To be done: Say how many lines contain the word "code" and give no other text.

Records from a dataset:
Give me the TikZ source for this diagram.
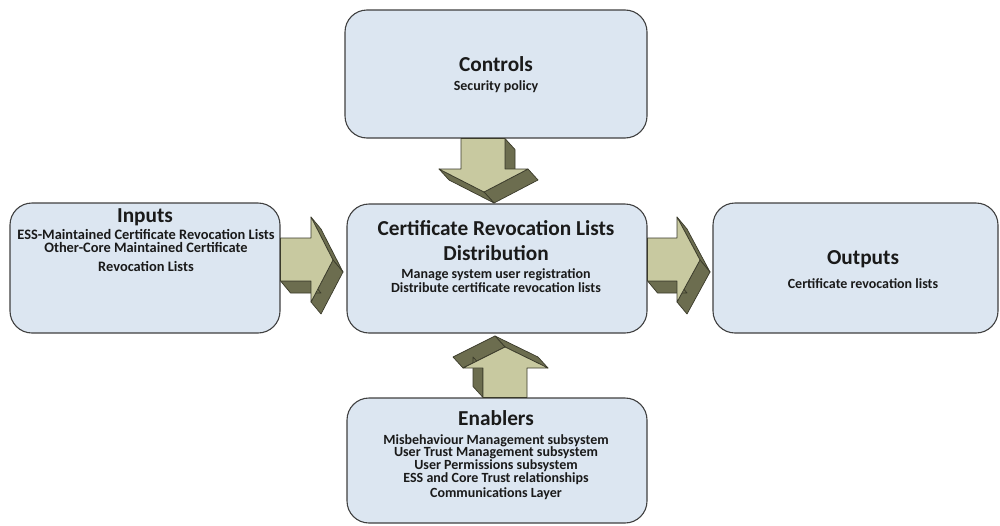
\documentclass[tikz,border=0pt]{standalone}
\usepackage{fontspec}
\setmainfont{Carlito}
\definecolor{boxfill}{HTML}{DCE6F1}
\definecolor{boxline}{HTML}{404040}
\definecolor{arrowface}{HTML}{C8C9A0}
\definecolor{arrowside}{HTML}{6C6D4F}
\definecolor{arrowline}{HTML}{3A3A2A}
\definecolor{ink}{HTML}{1A1A1A}
% one visible side wall of an extruded block arrow: edge #1--#2 pushed back by #3
\newcommand\arrowwall[3]{\draw[wall] (#1) -- (#2) -- ([shift={#3}]#2) -- ([shift={#3}]#1) -- cycle;}
\begin{document}
\begin{tikzpicture}[x=1pt,y=-1pt,
  panel/.style={draw=boxline, fill=boxfill, line width=1.1pt, rounded corners=22pt, inner sep=0pt},
  title/.style={font=\bfseries\fontsize{21.3}{25}\selectfont, text=ink, anchor=base, inner sep=0pt},
  detail/.style={font=\bfseries\fontsize{14}{14}\selectfont, text=ink, anchor=base, inner sep=0pt},
  widedetail/.style={detail, font=\bfseries\fontsize{14.4}{14}\selectfont},
  face/.style={fill=arrowface, draw=arrowline, line width=0.7pt, line join=round},
  wall/.style={fill=arrowside, draw=arrowline, line width=0.7pt, line join=round}]
\useasboundingbox (0,0) rectangle (1000,525);

% ---- boxes ----
\node[panel, minimum width=302pt, minimum height=128pt] (controls) at (496,74) {};
\node[panel, minimum width=270pt, minimum height=130pt] (inputs) at (145,268) {};
\node[panel, minimum width=300pt, minimum height=129pt] (centre) at (497,268.5) {};
\node[panel, minimum width=285pt, minimum height=130pt] (outputs) at (855.5,268) {};
\node[panel, minimum width=300pt, minimum height=125pt] (enablers) at (497,460.5) {};

% ---- texts ----
\node[title] (ctl-t) at (496,71) {Controls};
\node[detail] (ctl-1) at (496,90) {Security policy};

\node[title] (in-t) at (145,222) {Inputs};
\node[widedetail] (in-1) at (146,239) {ESS-Maintained Certificate Revocation Lists};
\node[widedetail] (in-2) at (146,252.5) {Other-Core Maintained Certificate};
\node[widedetail] (in-3) at (146,271) {Revocation Lists};

\node[title] (ce-t1) at (496,235) {Certificate Revocation Lists};
\node[title] (ce-t2) at (496,260) {Distribution};
\node[detail] (ce-1) at (496,278) {Manage system user registration};
\node[detail] (ce-2) at (496,292) {Distribute certificate revocation lists};

\node[title] (out-t) at (863,264) {Outputs};
\node[detail] (out-1) at (863,288) {Certificate revocation lists};

\node[title] (en-t) at (496,425) {Enablers};
\node[detail] (en-1) at (496,444) {Misbehaviour Management subsystem};
\node[detail] (en-2) at (496,456.5) {User Trust Management subsystem};
\node[detail] (en-3) at (496,469.5) {User Permissions subsystem};
\node[detail] (en-4) at (496,482.5) {ESS and Core Trust relationships};
\node[detail] (en-5) at (496,497.5) {Communications Layer};

% ---- block arrow: inputs -> centre ----
\coordinate (i1) at (inputs.east |- 0,238);
\coordinate (i2) at (311,238);
\coordinate (i3) at (311,217);
\coordinate (i4) at (333,260);
\coordinate (i5) at (311,302);
\coordinate (i6) at (311,281);
\coordinate (i7) at (inputs.east |- 0,281);
\arrowwall{i3}{i4}{(10,12)}
\arrowwall{i4}{i5}{(10,12)}
\arrowwall{i6}{i7}{(10,12)}
\draw[face] (i1) -- (i2) -- (i3) -- (i4) -- (i5) -- (i6) -- (i7) -- cycle;

% ---- block arrow: centre -> outputs ----
\coordinate (o1) at (centre.east |- 0,238);
\coordinate (o2) at (677,238);
\coordinate (o3) at (677,217);
\coordinate (o4) at (700,260);
\coordinate (o5) at (677,302);
\coordinate (o6) at (677,281);
\coordinate (o7) at (centre.east |- 0,281);
\arrowwall{o3}{o4}{(10,12)}
\arrowwall{o4}{o5}{(10,12)}
\arrowwall{o6}{o7}{(10,12)}
\draw[face] (o1) -- (o2) -- (o3) -- (o4) -- (o5) -- (o6) -- (o7) -- cycle;

% ---- block arrow: controls -> centre ----
\coordinate (d1) at (461,0 |- controls.south);
\coordinate (d2) at (505,0 |- controls.south);
\coordinate (d3) at (505,169);
\coordinate (d4) at (528,169);
\coordinate (d5) at (484,192);
\coordinate (d6) at (439,169);
\coordinate (d7) at (461,169);
\arrowwall{d2}{d3}{(10,11)}
\arrowwall{d4}{d5}{(10,11)}
\arrowwall{d5}{d6}{(10,11)}
\draw[face] (d1) -- (d2) -- (d3) -- (d4) -- (d5) -- (d6) -- (d7) -- cycle;

% ---- block arrow: enablers -> centre ----
\coordinate (u1) at (483,0 |- enablers.north);
\coordinate (u2) at (527,0 |- enablers.north);
\coordinate (u3) at (527,368);
\coordinate (u4) at (548,368);
\coordinate (u5) at (505,347);
\coordinate (u6) at (463,368);
\coordinate (u7) at (483,368);
\arrowwall{u4}{u5}{(-10,-11)}
\arrowwall{u5}{u6}{(-10,-11)}
\arrowwall{u7}{u1}{(-10,-11)}
\draw[face] (u1) -- (u2) -- (u3) -- (u4) -- (u5) -- (u6) -- (u7) -- cycle;
\end{tikzpicture}
\end{document}
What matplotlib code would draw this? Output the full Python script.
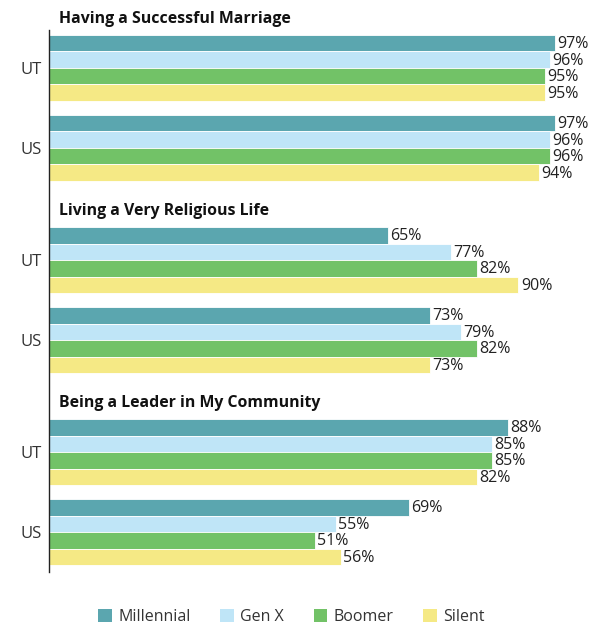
import matplotlib
matplotlib.use("Agg")
import matplotlib.pyplot as plt
from matplotlib.patches import Patch

plt.rcParams["font.family"] = ["Open Sans", "DejaVu Sans"]

sections = ["Having a Successful Marriage", "Living a Very Religious Life",
            "Being a Leader in My Community"]
groups = ["UT", "US"]
generations = ["Millennial", "Gen X", "Boomer", "Silent"]
colors = ["#5BA6AF", "#BFE5F7", "#72C267", "#F5E985"]

# values[section][group] -> [Millennial, Gen X, Boomer, Silent]
marriage = [[97, 96, 95, 95], [97, 96, 96, 94]]
religious = [[65, 77, 82, 90], [73, 79, 82, 73]]
leader = [[88, 85, 85, 82], [69, 55, 51, 56]]
values = [marriage, religious, leader]

SEC_STEP = 11.64
GRP_STEP = 4.85
TOP = 0.8

fig = plt.figure(figsize=(5.95, 6.28), dpi=100)
ax = fig.add_axes([49 / 595, 1 - 572 / 628, 521.6 / 595, 542 / 628])

ticks = []
for s, sec in enumerate(values):
    for g, vals in enumerate(sec):
        base = TOP + s * SEC_STEP + g * GRP_STEP
        ys = [base + k for k in range(4)]
        ax.barh(ys, vals, height=1.0, color=colors, edgecolor="white", linewidth=0.6)
        for y, v in zip(ys, vals):
            ax.text(v + 0.45, y + 0.05, f"{v}%", va="center", ha="left",
                    fontsize=11.5, color="#222222")
        ticks.append(base + 1.5)
    ax.text(1.9, -0.67 + s * SEC_STEP, sections[s], fontsize=11.4, fontweight="bold",
            va="center", ha="left", color="#111111", clip_on=False)

ax.set_yticks(ticks)
ax.set_yticklabels(groups * 3, fontsize=12, color="#333333")
ax.tick_params(axis="y", length=0, pad=5.5)
ax.set_xticks([])
ax.set_xlim(0, 100)
ax.set_ylim(542 / 16.5, 0)
for side in ["top", "right", "bottom"]:
    ax.spines[side].set_visible(False)
ax.spines["left"].set_color("#222222")
ax.spines["left"].set_linewidth(1.0)

handles = [Patch(facecolor=c, edgecolor="none") for c in colors]
fig.legend(handles, generations, loc="center", bbox_to_anchor=(0.49, 1 - 617 / 628),
           ncol=4, frameon=False, fontsize=11.5, handlelength=0.85, handleheight=0.85,
           handletextpad=0.4, columnspacing=1.85, labelcolor="#333333")

fig.savefig("out.png", dpi=100)
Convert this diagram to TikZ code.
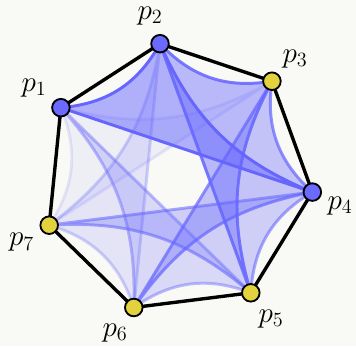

Task output: 2